Dont Like = "...cover features for which size has no meaning like a cone/taper." (not sure I understand what you mean... i.e. a surface feature; agree || a tapered or conical FOS ; disagree)

ASME Y14.5.1-1994 section 2.3 only defines size (actual value and limits thereof) for FOS described as "one cylindrical or spherical surface, or a set of two opposed elements or opposed parallel surfaces, associated with a size dimension". This would limit us to RFOS and IFOSa.

Shapes other than these (tapered or not) will not have a unique actual value for size. The concept of "uniform offset from the true profile" expands (ha!) the concept of "expansion/contraction" to features/shapes of all types. A moot point anyway, because a cone/taper is not a IFOSb as I stated previously. Let me restate and modify part of my response from (14 Nov 19 16:15):

An IFOSb allows a boundary which contains or is contained by the feature/collection of features to be a shape "other than a sphere, cylinder, or pair of parallel planes" - in this case we are interested in a conical/tapered boundary.
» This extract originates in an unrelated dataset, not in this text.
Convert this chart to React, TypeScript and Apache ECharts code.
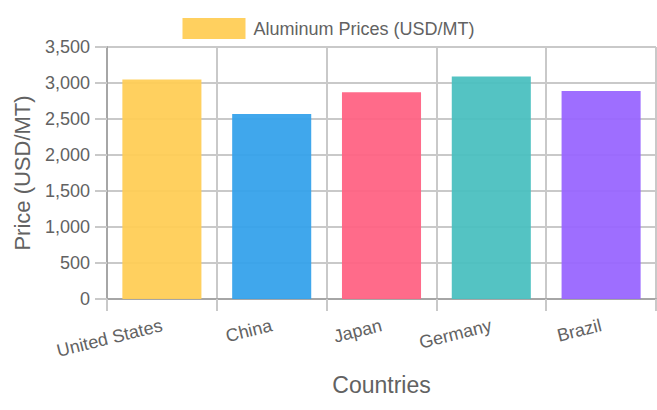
import React, { useEffect, useRef } from "react";
import * as echarts from "echarts";

const categories = ["United States", "China", "Japan", "Germany", "Brazil"];
const prices = [3050, 2570, 2870, 3090, 2890];
const barColors = ["#FFCD56", "#36A2EB", "#FF6384", "#4BC0C0", "#9966FF"];
const seriesName = "Aluminum Prices (USD/MT)";
const yTitle = "Price (USD/MT)";
const xTitle = "Countries";

const FONT = "'Liberation Sans', Arial, Helvetica, sans-serif";
const TEXT = "#626262";
const GRID = "#c9c9c9";
const AXIS = "#a6a6a6";

export default function App() {
  const ref = useRef<HTMLDivElement>(null);
  useEffect(() => {
    document.body.style.margin = "0";
    const chart = echarts.init(ref.current!, null, { renderer: "svg" });
    chart.setOption({
      animation: false,
      textStyle: { fontFamily: FONT },
      legend: {
        data: [seriesName],
        left: "center",
        top: 13,
        itemWidth: 63,
        itemHeight: 21,
        itemStyle: { color: barColors[0] },
        textStyle: { fontSize: 18, color: TEXT, fontFamily: FONT, padding: [0, 0, 0, 3] },
        icon: "rect",
      },
      grid: { left: 107, right: 1, top: 47, bottom: 111 },
      xAxis: {
        type: "category",
        data: categories,
        name: xTitle,
        nameLocation: "middle",
        nameGap: 74,
        nameTextStyle: { fontSize: 23, color: TEXT, fontFamily: FONT },
        axisLine: { show: true, lineStyle: { color: AXIS, width: 2 } },
        axisTick: { show: true, interval: 0, length: 12, lineStyle: { color: GRID, width: 2 } },
        splitLine: { show: true, interval: 0, lineStyle: { color: GRID, width: 2 } },
        axisLabel: { interval: 0, rotate: 14, fontSize: 18, color: TEXT, margin: 26, fontFamily: FONT },
      },
      yAxis: {
        type: "value",
        min: 0,
        max: 3500,
        interval: 500,
        name: yTitle,
        nameLocation: "middle",
        nameGap: 74,
        nameTextStyle: { fontSize: 22, color: TEXT, fontFamily: FONT },
        axisLine: { show: true, lineStyle: { color: AXIS, width: 2 } },
        axisTick: { show: true, length: 12, lineStyle: { color: GRID, width: 2 } },
        splitLine: { show: true, lineStyle: { color: GRID, width: 2 } },
        axisLabel: {
          fontSize: 18,
          color: TEXT,
          margin: 17,
          fontFamily: FONT,
          formatter: (v: number) => v.toLocaleString("en-US"),
        },
      },
      series: [
        {
          name: seriesName,
          type: "bar",
          data: prices.map((v, i) => ({ value: v, itemStyle: { color: barColors[i] } })),
          barWidth: "72%",
          itemStyle: { opacity: 0.95 },
        },
      ],
    });
    return () => chart.dispose();
  }, []);
  return <div ref={ref} style={{ width: 657, height: 410 }} />;
}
A conical/tapered boundary expanded/contracted against (or uniformly offset toward) a conical/tapered feature unconstrained to any DRF will allow infinite expansion/contraction (uniform offset). A conical/tapered boundary will not contain or be contained by a conical/tapered feature, therefore no UAME exists and it is not an IFOSb.

With which part(s) of that do you disagree?

 

[Burunduk]

dtmiz,
If that matters, in the OP (opening post?) I was talking about a pocket that is open at one end (where the end face is) and has limited depth. In the latter description I thought that for simplification, a through slot along the larger cylindrical feature will do just fine (the pocket was "deepened" until passing through the entire feature, i.e. there are 2 open ends). I don't think it matters as it is only the pair of angled surfaces that defines a center plane/bisecting plane (whatever term is valid). The two planar datum features are perpendicularular to each other as the flat along the smaller cylinder is parallel to the axis, and the shoulder between the two diameters is perpendicular to the axis.